> Exercise directions
Render the material again word for word, skipping the pictures in it.

################

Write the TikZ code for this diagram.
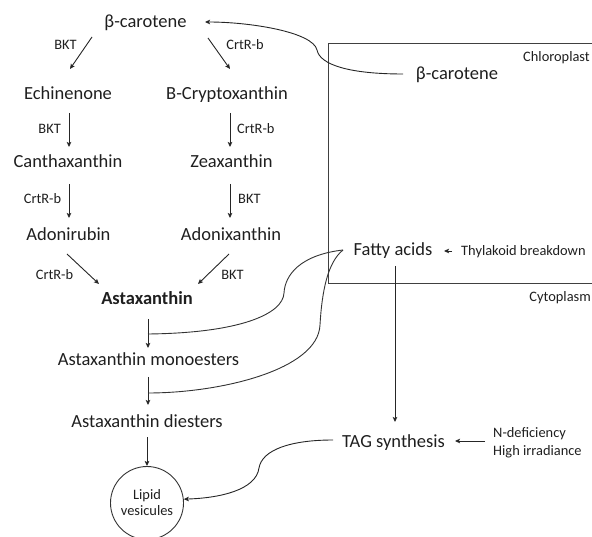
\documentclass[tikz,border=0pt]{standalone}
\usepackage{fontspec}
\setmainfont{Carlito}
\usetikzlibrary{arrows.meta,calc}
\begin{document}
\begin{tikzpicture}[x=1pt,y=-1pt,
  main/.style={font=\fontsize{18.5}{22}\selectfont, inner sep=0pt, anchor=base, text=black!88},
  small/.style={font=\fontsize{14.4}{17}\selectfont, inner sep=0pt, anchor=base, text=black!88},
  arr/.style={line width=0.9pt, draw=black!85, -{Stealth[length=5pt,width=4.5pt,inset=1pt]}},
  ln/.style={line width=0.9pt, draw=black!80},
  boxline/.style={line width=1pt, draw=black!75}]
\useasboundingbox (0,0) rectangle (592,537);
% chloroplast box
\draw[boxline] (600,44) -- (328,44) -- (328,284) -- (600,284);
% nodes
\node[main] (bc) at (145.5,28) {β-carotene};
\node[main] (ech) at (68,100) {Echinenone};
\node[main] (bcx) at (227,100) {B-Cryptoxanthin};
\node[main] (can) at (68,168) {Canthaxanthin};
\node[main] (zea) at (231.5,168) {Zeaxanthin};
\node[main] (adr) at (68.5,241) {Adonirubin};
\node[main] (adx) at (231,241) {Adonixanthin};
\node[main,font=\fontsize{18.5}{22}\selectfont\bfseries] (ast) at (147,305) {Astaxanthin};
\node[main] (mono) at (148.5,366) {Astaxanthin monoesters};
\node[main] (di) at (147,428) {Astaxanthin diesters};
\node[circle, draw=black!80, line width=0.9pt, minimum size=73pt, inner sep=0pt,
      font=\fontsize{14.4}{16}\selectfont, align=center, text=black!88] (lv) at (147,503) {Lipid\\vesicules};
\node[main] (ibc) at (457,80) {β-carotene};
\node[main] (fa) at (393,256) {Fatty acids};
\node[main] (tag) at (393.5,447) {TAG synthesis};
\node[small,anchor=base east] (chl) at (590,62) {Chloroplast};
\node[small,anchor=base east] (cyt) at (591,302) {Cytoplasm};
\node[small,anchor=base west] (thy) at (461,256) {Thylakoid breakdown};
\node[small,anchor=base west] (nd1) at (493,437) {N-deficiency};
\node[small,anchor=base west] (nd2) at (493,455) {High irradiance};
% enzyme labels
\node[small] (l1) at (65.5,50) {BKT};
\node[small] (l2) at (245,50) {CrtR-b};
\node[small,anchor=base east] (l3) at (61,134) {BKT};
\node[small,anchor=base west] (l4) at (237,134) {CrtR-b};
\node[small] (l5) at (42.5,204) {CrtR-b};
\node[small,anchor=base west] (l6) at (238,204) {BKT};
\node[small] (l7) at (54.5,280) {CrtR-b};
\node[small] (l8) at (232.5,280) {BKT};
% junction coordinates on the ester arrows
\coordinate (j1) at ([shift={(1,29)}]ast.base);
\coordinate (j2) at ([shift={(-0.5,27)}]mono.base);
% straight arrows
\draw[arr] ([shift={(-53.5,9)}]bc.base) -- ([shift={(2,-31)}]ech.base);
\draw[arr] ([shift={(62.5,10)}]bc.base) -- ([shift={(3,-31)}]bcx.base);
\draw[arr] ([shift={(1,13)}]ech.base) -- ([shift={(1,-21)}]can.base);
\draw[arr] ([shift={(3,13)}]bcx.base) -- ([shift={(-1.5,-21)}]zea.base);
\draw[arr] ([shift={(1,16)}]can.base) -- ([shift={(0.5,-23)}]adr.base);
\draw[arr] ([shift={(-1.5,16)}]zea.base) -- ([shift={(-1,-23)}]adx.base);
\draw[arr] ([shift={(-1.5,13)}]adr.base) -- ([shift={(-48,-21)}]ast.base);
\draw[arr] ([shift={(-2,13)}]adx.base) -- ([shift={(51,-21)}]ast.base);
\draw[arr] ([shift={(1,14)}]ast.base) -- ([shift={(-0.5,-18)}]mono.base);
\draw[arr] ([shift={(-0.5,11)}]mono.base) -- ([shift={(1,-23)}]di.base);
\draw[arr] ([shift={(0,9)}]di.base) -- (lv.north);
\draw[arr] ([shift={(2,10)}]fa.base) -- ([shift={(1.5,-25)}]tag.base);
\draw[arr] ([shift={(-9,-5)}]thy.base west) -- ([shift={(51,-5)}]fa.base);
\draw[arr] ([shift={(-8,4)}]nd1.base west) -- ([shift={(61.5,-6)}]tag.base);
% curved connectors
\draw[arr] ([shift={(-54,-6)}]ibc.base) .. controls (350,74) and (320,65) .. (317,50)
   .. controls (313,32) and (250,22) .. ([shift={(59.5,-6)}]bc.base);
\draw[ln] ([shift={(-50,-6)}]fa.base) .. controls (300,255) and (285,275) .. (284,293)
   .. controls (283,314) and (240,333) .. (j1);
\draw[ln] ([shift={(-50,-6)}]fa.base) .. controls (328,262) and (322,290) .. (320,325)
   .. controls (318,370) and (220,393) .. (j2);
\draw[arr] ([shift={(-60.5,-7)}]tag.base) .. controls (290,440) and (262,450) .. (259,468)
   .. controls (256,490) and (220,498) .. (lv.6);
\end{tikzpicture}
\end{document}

################

> The result
Write the TikZ code for this diagram.
\documentclass[tikz,border=0pt]{standalone}
\usepackage{fontspec}
\setmainfont{Carlito}
\usetikzlibrary{arrows.meta,calc}
\begin{document}
\begin{tikzpicture}[x=1pt,y=-1pt,
  main/.style={font=\fontsize{18.5}{22}\selectfont, inner sep=0pt, anchor=base, text=black!88},
  small/.style={font=\fontsize{14.4}{17}\selectfont, inner sep=0pt, anchor=base, text=black!88},
  arr/.style={line width=0.9pt, draw=black!85, -{Stealth[length=5pt,width=4.5pt,inset=1pt]}},
  ln/.style={line width=0.9pt, draw=black!80},
  boxline/.style={line width=1pt, draw=black!75}]
\useasboundingbox (0,0) rectangle (592,537);
% chloroplast box
\draw[boxline] (600,44) -- (328,44) -- (328,284) -- (600,284);
% nodes
\node[main] (bc) at (145.5,28) {β-carotene};
\node[main] (ech) at (68,100) {Echinenone};
\node[main] (bcx) at (227,100) {B-Cryptoxanthin};
\node[main] (can) at (68,168) {Canthaxanthin};
\node[main] (zea) at (231.5,168) {Zeaxanthin};
\node[main] (adr) at (68.5,241) {Adonirubin};
\node[main] (adx) at (231,241) {Adonixanthin};
\node[main,font=\fontsize{18.5}{22}\selectfont\bfseries] (ast) at (147,305) {Astaxanthin};
\node[main] (mono) at (148.5,366) {Astaxanthin monoesters};
\node[main] (di) at (147,428) {Astaxanthin diesters};
\node[circle, draw=black!80, line width=0.9pt, minimum size=73pt, inner sep=0pt,
      font=\fontsize{14.4}{16}\selectfont, align=center, text=black!88] (lv) at (147,503) {Lipid\\vesicules};
\node[main] (ibc) at (457,80) {β-carotene};
\node[main] (fa) at (393,256) {Fatty acids};
\node[main] (tag) at (393.5,447) {TAG synthesis};
\node[small,anchor=base east] (chl) at (590,62) {Chloroplast};
\node[small,anchor=base east] (cyt) at (591,302) {Cytoplasm};
\node[small,anchor=base west] (thy) at (461,256) {Thylakoid breakdown};
\node[small,anchor=base west] (nd1) at (493,437) {N-deficiency};
\node[small,anchor=base west] (nd2) at (493,455) {High irradiance};
% enzyme labels
\node[small] (l1) at (65.5,50) {BKT};
\node[small] (l2) at (245,50) {CrtR-b};
\node[small,anchor=base east] (l3) at (61,134) {BKT};
\node[small,anchor=base west] (l4) at (237,134) {CrtR-b};
\node[small] (l5) at (42.5,204) {CrtR-b};
\node[small,anchor=base west] (l6) at (238,204) {BKT};
\node[small] (l7) at (54.5,280) {CrtR-b};
\node[small] (l8) at (232.5,280) {BKT};
% junction coordinates on the ester arrows
\coordinate (j1) at ([shift={(1,29)}]ast.base);
\coordinate (j2) at ([shift={(-0.5,27)}]mono.base);
% straight arrows
\draw[arr] ([shift={(-53.5,9)}]bc.base) -- ([shift={(2,-31)}]ech.base);
\draw[arr] ([shift={(62.5,10)}]bc.base) -- ([shift={(3,-31)}]bcx.base);
\draw[arr] ([shift={(1,13)}]ech.base) -- ([shift={(1,-21)}]can.base);
\draw[arr] ([shift={(3,13)}]bcx.base) -- ([shift={(-1.5,-21)}]zea.base);
\draw[arr] ([shift={(1,16)}]can.base) -- ([shift={(0.5,-23)}]adr.base);
\draw[arr] ([shift={(-1.5,16)}]zea.base) -- ([shift={(-1,-23)}]adx.base);
\draw[arr] ([shift={(-1.5,13)}]adr.base) -- ([shift={(-48,-21)}]ast.base);
\draw[arr] ([shift={(-2,13)}]adx.base) -- ([shift={(51,-21)}]ast.base);
\draw[arr] ([shift={(1,14)}]ast.base) -- ([shift={(-0.5,-18)}]mono.base);
\draw[arr] ([shift={(-0.5,11)}]mono.base) -- ([shift={(1,-23)}]di.base);
\draw[arr] ([shift={(0,9)}]di.base) -- (lv.north);
\draw[arr] ([shift={(2,10)}]fa.base) -- ([shift={(1.5,-25)}]tag.base);
\draw[arr] ([shift={(-9,-5)}]thy.base west) -- ([shift={(51,-5)}]fa.base);
\draw[arr] ([shift={(-8,4)}]nd1.base west) -- ([shift={(61.5,-6)}]tag.base);
% curved connectors
\draw[arr] ([shift={(-54,-6)}]ibc.base) .. controls (350,74) and (320,65) .. (317,50)
   .. controls (313,32) and (250,22) .. ([shift={(59.5,-6)}]bc.base);
\draw[ln] ([shift={(-50,-6)}]fa.base) .. controls (300,255) and (285,275) .. (284,293)
   .. controls (283,314) and (240,333) .. (j1);
\draw[ln] ([shift={(-50,-6)}]fa.base) .. controls (328,262) and (322,290) .. (320,325)
   .. controls (318,370) and (220,393) .. (j2);
\draw[arr] ([shift={(-60.5,-7)}]tag.base) .. controls (290,440) and (262,450) .. (259,468)
   .. controls (256,490) and (220,498) .. (lv.6);
\end{tikzpicture}
\end{document}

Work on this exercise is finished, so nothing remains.